3. En deuxième lieu, le code de l'entrée et du séjour des étrangers et du droit d'asile dispose que " Le ressortissant étranger qui séjourne régulièrement en France depuis au moins dix-huit mois, sous couvert d'un des titres d'une durée de validité d'au moins un an prévus par le présent code ou par des conventions internationales, peut demander à bénéficier de son droit à être rejoint, au titre du regroupement familial, par son conjoint, si ce dernier est âgé d'au moins dix-huit ans, et les enfants du couple mineurs de dix-huit ans. " (article L. 411-1) et que : " Le regroupement familial ne peut être refusé que pour l'un des motifs suivants :1° Le demandeur ne justifie pas de ressources stables et suffisantes pour subvenir aux besoins de sa famille. Sont prises en compte toutes les ressources du demandeur et de son conjoint indépendamment des prestations familiales (...) " (article L. 411-5). Ces dispositions sont applicables aux ressortissants marocains en vertu de l'article 9 de l'accord franco-marocain. Aux termes de l'article 8 de la convention européenne de sauvegarde des droits de l'homme et des libertés fondamentales : " 1. Toute personne a droit au respect de sa vie privée et familiale (...). / 2. Il ne peut y avoir ingérence d'une autorité publique dans l'exercice de ce droit que pour autant que cette ingérence est prévue par la loi et qu'elle constitue une mesure qui, dans une société démocratique, est nécessaire à la sécurité nationale, à la sûreté publique, au bien-être économique du pays, à la défense de l'ordre et à la prévention des infractions pénales, à la protection de la santé ou de la morale, ou à la protection des droits et libertés d'autrui ".
4. Il est constant que M. G... ne dispose pas de ressources stables et suffisantes au sens des dispositions précitées de l'article L. 411-5 du code de l'entrée et du séjour des étrangers et du droit d'asile. Toutefois, cette circonstance ne privait pas le préfet de son pouvoir d'appréciation sur la possibilité d'accorder le regroupement familial à M. G.... Il ne ressort pas des pièces du dossier que le préfet du Rhône, qui a pris en considération plusieurs éléments propres à la situation de M. G..., notamment au regard de sa vie privée et familiale, aurait renoncé à l'exercice de ce pouvoir d'appréciation et qu'il se serait estimé en situation de compétence liée.
5. En troisième lieu, s'il ressort des pièces du dossier que M. G... est susceptible de souffrir de divers problèmes de santé, la seule affirmation d'un médecin selon laquelle son état de santé " nécessite la présence impérative de sa femme auprès de lui " ne permet d'établir, à défaut de toute précision, ni que l'état de santé de M. G... requiert l'assistance d'une tierce personne, ni, le cas échéant, que cette tierce personne ne pourrait être que son épouse, ni enfin que M. G... ne pourrait pas bénéficier des soins appropriés à son état de santé et de la présence de son épouse à ses côtés dans son pays d'origine.

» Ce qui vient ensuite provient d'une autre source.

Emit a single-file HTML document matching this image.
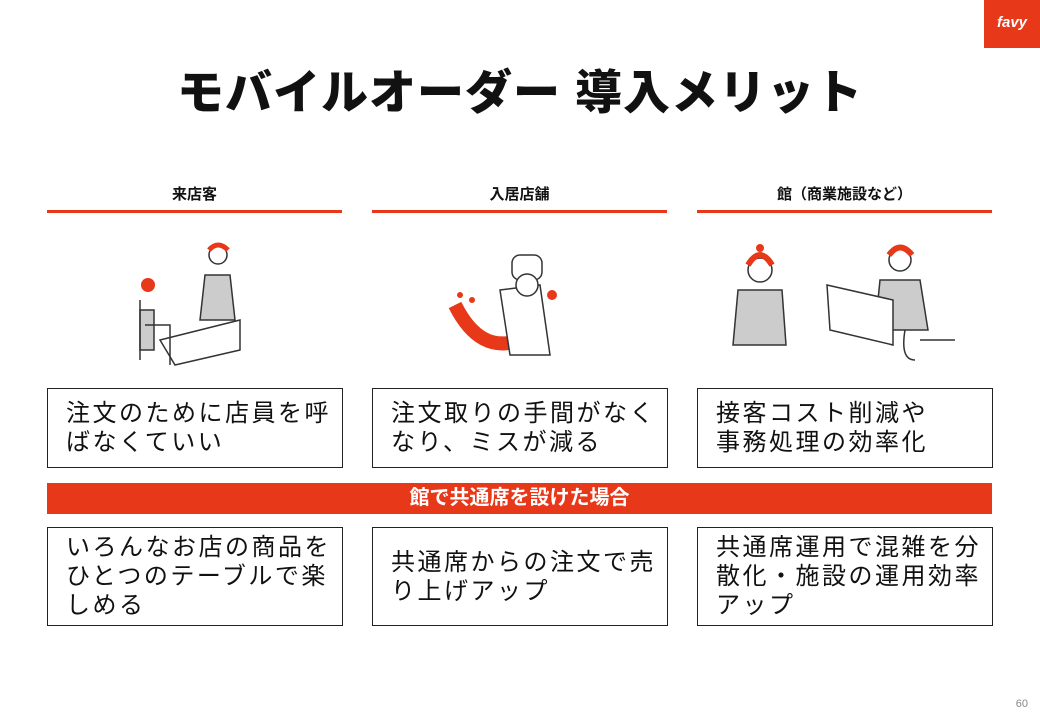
<!DOCTYPE html>
<html><head><meta charset="utf-8"><style>
body{margin:0;width:1040px;height:720px;background:#fff;position:relative;overflow:hidden;font-family:"Liberation Sans","Noto Sans CJK JP",sans-serif;color:#111}
.a{position:absolute}
.logo{left:984px;top:0;width:56px;height:48px;background:#e8381a;color:#fff;font-weight:bold;font-size:15px;text-align:center;line-height:46px;font-style:italic}
.title{left:0;width:1040px;top:54px;text-align:center;font-size:47px;font-weight:900;letter-spacing:1px}
.h{font-size:15px;font-weight:bold;text-align:center;top:183px;width:295px}
.ln{height:3px;background:#e8381a;top:210px;width:295px}
.box{border:1.5px solid #222;box-sizing:border-box;width:296px;font-size:24px;line-height:29px;padding:0 18px;display:flex;align-items:center;letter-spacing:2.5px;white-space:nowrap}
.ban{left:47px;top:483px;width:945px;height:31px;background:#e8381a;color:#fff;font-weight:bold;font-size:20px;text-align:center;line-height:31px}
.pg{right:12px;top:698px;font-size:11px;color:#888}
</style></head><body>
<div class="a logo">favy</div>
<div class="a title">モバイルオーダー 導入メリット</div>
<div class="a h" style="left:47px">来店客</div>
<div class="a h" style="left:372px">入居店舗</div>
<div class="a h" style="left:697px">館（商業施設など）</div>
<div class="a ln" style="left:47px"></div>
<div class="a ln" style="left:372px"></div>
<div class="a ln" style="left:697px"></div>
<svg class="a" style="left:0;top:230px" width="1040" height="150" fill="none" stroke="#333" stroke-width="1.5">
<g>
<path d="M160 110 L240 90 L240 120 L175 135 Z" fill="#fff"/>
<rect x="140" y="80" width="14" height="40" fill="#ccc"/>
<path d="M140 70 L140 130 M145 95 L170 95 L170 135"/>
<circle cx="148" cy="55" r="7" fill="#e8381a" stroke="none"/>
<path d="M205 45 L230 45 L235 90 L200 90 Z" fill="#ccc"/>
<circle cx="218" cy="25" r="9" fill="#fff"/>
<path d="M209 20 Q218 10 228 20" stroke="#e8381a" stroke-width="5"/>
</g>
<g>
<path d="M455 75 Q480 125 520 110" stroke="#e8381a" stroke-width="14"/>
<path d="M500 60 L540 55 L550 125 L510 125 Z" fill="#fff"/>
<rect x="512" y="25" width="30" height="25" rx="8" fill="#fff"/>
<circle cx="527" cy="55" r="11" fill="#fff"/>
<circle cx="460" cy="65" r="3" fill="#e8381a" stroke="none"/>
<circle cx="472" cy="70" r="3" fill="#e8381a" stroke="none"/>
<circle cx="552" cy="65" r="5" fill="#e8381a" stroke="none"/>
</g>
<g>
<path d="M738 60 L782 60 L786 115 L733 115 Z" fill="#ccc"/>
<circle cx="760" cy="40" r="12" fill="#fff"/>
<path d="M748 35 Q760 15 772 35" stroke="#e8381a" stroke-width="6"/>
<circle cx="760" cy="18" r="4" fill="#e8381a" stroke="none"/>
<path d="M880 50 L920 50 L928 100 L875 100 Z" fill="#ccc"/>
<circle cx="900" cy="30" r="11" fill="#fff"/>
<path d="M889 25 Q900 10 912 25" stroke="#e8381a" stroke-width="6"/>
<path d="M827 55 L893 70 L893 115 L830 100 Z" fill="#fff"/>
<path d="M920 110 L955 110 M905 100 Q900 130 915 130"/>
</g>
</svg>
<div class="a box" style="left:47px;top:388px;height:80px"><div>注文のために店員を呼<br>ばなくていい</div></div>
<div class="a box" style="left:372px;top:388px;height:80px"><div>注文取りの手間がなく<br>なり、ミスが減る</div></div>
<div class="a box" style="left:697px;top:388px;height:80px"><div>接客コスト削減や<br>事務処理の効率化</div></div>
<div class="a ban">館で共通席を設けた場合</div>
<div class="a box" style="left:47px;top:527px;height:99px"><div>いろんなお店の商品を<br>ひとつのテーブルで楽<br>しめる</div></div>
<div class="a box" style="left:372px;top:527px;height:99px"><div>共通席からの注文で売<br>り上げアップ</div></div>
<div class="a box" style="left:697px;top:527px;height:99px"><div>共通席運用で混雑を分<br>散化・施設の運用効率<br>アップ</div></div>
<div class="a pg">60</div>
</body></html>
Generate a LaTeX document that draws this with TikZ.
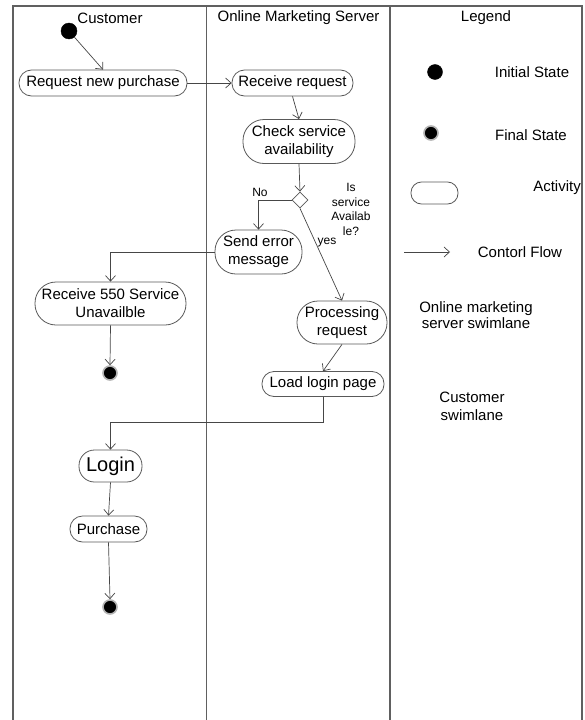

Dans ces circonstances, et dès lors qu'il n'est pas contesté que M. G... et son épouse vivent séparés depuis 1990, soit 28 ans à la date de la décision attaquée, ce dernier n'est pas fondé à soutenir que la décision litigieuse méconnaît les stipulations de l'article 8 de la convention européenne de sauvegarde des droits de l'homme et des libertés fondamentales.
6. Pour les mêmes motifs, il n'est pas non plus fondé à se prévaloir de ce que cette décision est entachée d'une erreur manifeste d'appréciation.
7. Il résulte de tout ce qui précède que M. G... n'est pas fondé à soutenir que c'est à tort que, par son jugement attaqué, le tribunal administratif de Lyon a rejeté sa demande.
Sur les conclusions à fin d'injonction et sur l'application de l'article L. 761-1 du code de justice administrative :
8. Les conclusions à fin d'annulation de M. G... devant être rejetées, doivent l'être également, d'une part, ses conclusions à fin d'injonction, puisque la présente décision n'appelle ainsi aucune mesure d'exécution, et d'autre part, celles tendant à l'application des dispositions de l'article 37 de la loi du 10 juillet 1991, ces dispositions faisant obstacle à ce que la cour fasse bénéficier la partie tenue aux dépens ou la partie perdante du paiement par l'autre partie des frais qu'elle a exposés à l'occasion du litige soumis au juge.
DECIDE
Article 1er : La requête de M. G... est rejetée.
Article 2 : Le présent arrêt sera notifié à M. E... G... et au ministre de l'intérieur.
Copie en sera adressée au préfet du Rhône.
Délibéré après l'audience du 30 juin 2020 à laquelle siégeaient :
Mme C... A..., présidente de chambre,
M. Pierre Thierry, premier conseiller.
Mme B... F..., première conseillère.
Lu en audience publique, le 25 août 2020.